Reserved space on the HDD not exposed to or accessible by the external interface (eg IDE/SATA) used internally only by the onboard microcontroller and firmware. Sector translation maps, SMART logs, spare sectors, etc, all stored here. A hard drive is a self containted computer in and of itself.
There is also "hidden" data for servo positioning feedback (track #, angle, spindle indexing, etc), error correction codes, etc, that is all part of normal operation. There is ALOT of data on the drive for each sector that isn't part of the user's 512 bytes that cannot be seen. IIRC the advertised capacity to the end user is really like 1/2 - 2/3 of the actual physical space. The rest isn't "wasted", just the necessary overhead for the device to even work the way it does in the first place. Network and serial bus speeds are the opposite; they always give raw physical wire speed and don't exclude the "hidden" huge protocol overhead with packet headers, addressing, error correction and delivery with TCP, command packets, etc.
Bad cluster info detected by chkdsk is marked in the file system metadata and is lost when partitions are deleted, but not when formatted unless you change the file system. Remember a cluster is a filesystem construct and has nothing to do with the underlying media. All chkdsk can do is write/read a cluster a few times and see if the data is consistent.
Bad sectors detected by the drive itself are logically remapped internally to hidden spares by the drives own firmware, marked in the SMART log as a sector reallocation event, and removed from user access, never to be seen again regardless what you do as an end user. The drive itself is much better at detecting bad sectors than a filesystem tool as it has access to raw media indicators like error rates, how many bits in error, signal to noise ratio at the head itself, etc.

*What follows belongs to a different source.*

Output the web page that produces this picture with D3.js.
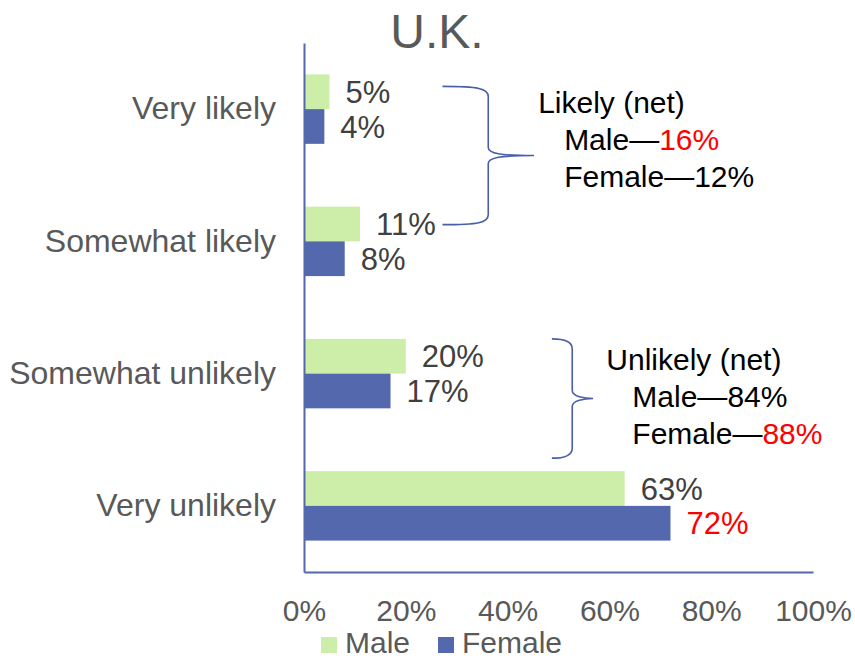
<!DOCTYPE html>
<html>
<head>
<meta charset="utf-8">
<script src="https://cdn.jsdelivr.net/npm/d3@7"></script>
<style>
  body { margin: 0; background: #fff; }
  svg { font-family: "Liberation Sans", Arial, sans-serif; }
  .axis .domain { stroke: #5567ad; stroke-width: 2; }
  .axis text { fill: #595959; }
</style>
</head>
<body>
<svg width="855" height="660"></svg>
<script>
// values
var categories = ["Very likely", "Somewhat likely", "Somewhat unlikely", "Very unlikely"];
var series = ["Male", "Female"];
var male = [5, 11, 20, 63];
var female = [4, 8, 17, 72];
var ticks = [0, 20, 40, 60, 80, 100];
// the one bar label printed in red
var redLabel = {series: "Female", category: "Very unlikely"};

// net boxes on the right
var netTitles = ["Likely (net)", "Unlikely (net)"];
var netMale = [16, 84];
var netFemale = [12, 88];
var netRed = ["Male", "Female"];   // which line has the red number

var colors = {Male: "#cdeea8", Female: "#5468ad"};

var svg = d3.select("svg");
var margin = {left: 304, top: 43, right: 42, bottom: 88};
var W = 855 - margin.left - margin.right,
    H = 660 - margin.top - margin.bottom;

var g = svg.append("g").attr("transform", "translate(" + margin.left + "," + margin.top + ")");

var x = d3.scaleLinear().domain([0, 100]).range([0, W]);
var y = d3.scaleBand().domain(categories).range([0, H])
    .paddingInner(0.475).paddingOuter(0.2375);
var ys = d3.scaleBand().domain(series).range([0, y.bandwidth()]);

var rows = [];
categories.forEach(function(c, i) {
  rows.push({category: c, series: "Male", value: male[i]});
  rows.push({category: c, series: "Female", value: female[i]});
});

// bars
g.selectAll("rect.bar")
  .data(rows)
  .enter().append("rect")
    .attr("class", "bar")
    .attr("x", x(0))
    .attr("y", function(d) { return y(d.category) + ys(d.series); })
    .attr("width", function(d) { return x(d.value) - x(0); })
    .attr("height", ys.bandwidth())
    .attr("fill", function(d) { return colors[d.series]; });

// value labels
g.selectAll("text.val")
  .data(rows)
  .enter().append("text")
    .attr("class", "val")
    .attr("x", function(d) { return x(d.value) + 16; })
    .attr("y", function(d) { return y(d.category) + ys(d.series) + ys.bandwidth() / 2; })
    .attr("dy", "0.36em")
    .style("font-size", "31px")
    .style("fill", function(d) {
      return (d.series == redLabel.series && d.category == redLabel.category) ? "#ff0000" : "#404040";
    })
    .text(function(d) { return d.value + "%"; });

// axes
g.append("g")
  .attr("class", "axis")
  .call(d3.axisLeft(y).tickSize(0).tickPadding(28))
  .selectAll("text").style("font-size", "32px");

g.append("g")
  .attr("class", "axis")
  .attr("transform", "translate(0," + H + ")")
  .call(d3.axisBottom(x).tickValues(ticks).tickSize(0).tickPadding(28)
        .tickFormat(function(d) { return d + "%"; }))
  .selectAll("text").style("font-size", "30px");

// title
svg.append("text")
  .attr("x", 437)
  .attr("y", 48)
  .attr("text-anchor", "middle")
  .style("font-size", "48px")
  .style("fill", "#595959")
  .text("U.K.");

// curly brace, opening to the left, tip pointing right
function brace(x0, xs, xt, y0, y1) {
  var ym = (y0 + y1) / 2;
  return "M" + x0 + "," + y0 +
    "C" + (xs - 10) + "," + y0 + " " + xs + "," + (y0 + 2) + " " + xs + "," + (y0 + 10) +
    "L" + xs + "," + (ym - 8) +
    "C" + xs + "," + (ym - 2) + " " + (xs + 12) + "," + ym + " " + xt + "," + ym +
    "C" + (xs + 12) + "," + ym + " " + xs + "," + (ym + 2) + " " + xs + "," + (ym + 8) +
    "L" + xs + "," + (y1 - 10) +
    "C" + xs + "," + (y1 - 2) + " " + (xs - 10) + "," + y1 + " " + x0 + "," + y1;
}

var braces = [
  {x0: x(27.2), xs: x(36.2), xt: x(45.2), y0: y(categories[0]) + 12, y1: y(categories[1]) + 18,
   tx: x(46.0), ty: y(categories[0]) + 39},
  {x0: x(48.7), xs: x(52.7), xt: x(56.8), y0: y(categories[2]), y1: y(categories[3]) - 13,
   tx: x(59.4), ty: y(categories[2]) + 31}
];

braces.forEach(function(b, i) {
  g.append("path")
    .attr("d", brace(b.x0, b.xs, b.xt, b.y0, b.y1))
    .attr("fill", "none")
    .attr("stroke", "#4a5fa8")
    .attr("stroke-width", 1.6);

  var t = g.append("text")
    .attr("x", b.tx)
    .attr("y", b.ty)
    .style("font-size", "30px")
    .style("fill", "#000");
  t.append("tspan").text(netTitles[i]);

  var lines = [["Male", netMale[i]], ["Female", netFemale[i]]];
  lines.forEach(function(l, j) {
    t.append("tspan")
      .attr("x", b.tx + 26)
      .attr("y", b.ty + 37 * (j + 1))
      .text(l[0] + "\u2014");
    t.append("tspan")
      .style("fill", netRed[i] == l[0] ? "#ff0000" : "#000")
      .text(l[1] + "%");
  });
});

// legend
var legend = svg.append("g").attr("transform", "translate(321,637)");
var legX = [0, 117];
series.forEach(function(s, i) {
  legend.append("rect")
    .attr("x", legX[i]).attr("y", 0)
    .attr("width", 16).attr("height", 16)
    .attr("fill", colors[s]);
  legend.append("text")
    .attr("x", legX[i] + 24).attr("y", 16)
    .style("font-size", "30px")
    .style("fill", "#595959")
    .text(s);
});
</script>
</body>
</html>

Working hard drives with alot of remapped sectors will start to run more slowly as a result of the random access overhead frequently accessing the spares and sector map at another physical location for what should have been a sequential operation, with no other indication of failure unless you look at the SMART data and see the thousands of reallocations. And of course you can start to have high seek error rates independent of sector reliability problems where your data isn't at risk but the drive is slower than normal because the heads are "jittery" and take too long to zero in on a track (overshoot, undershoot, smaller overshoot, smaller undershoot, ah there it is.) You can tell these by what sounds like a slow lazy actuator and the sound of sand being crushed even when there isn't enough active disk IO to justify it.
Hard drives suck anyway, they belong in the bin of history with punch cards, 8 tracks, cassette tapes, floppy disks, and CDs. Who accesses their data under 10s of MB per second anymore in this day and age of GB and TB of data?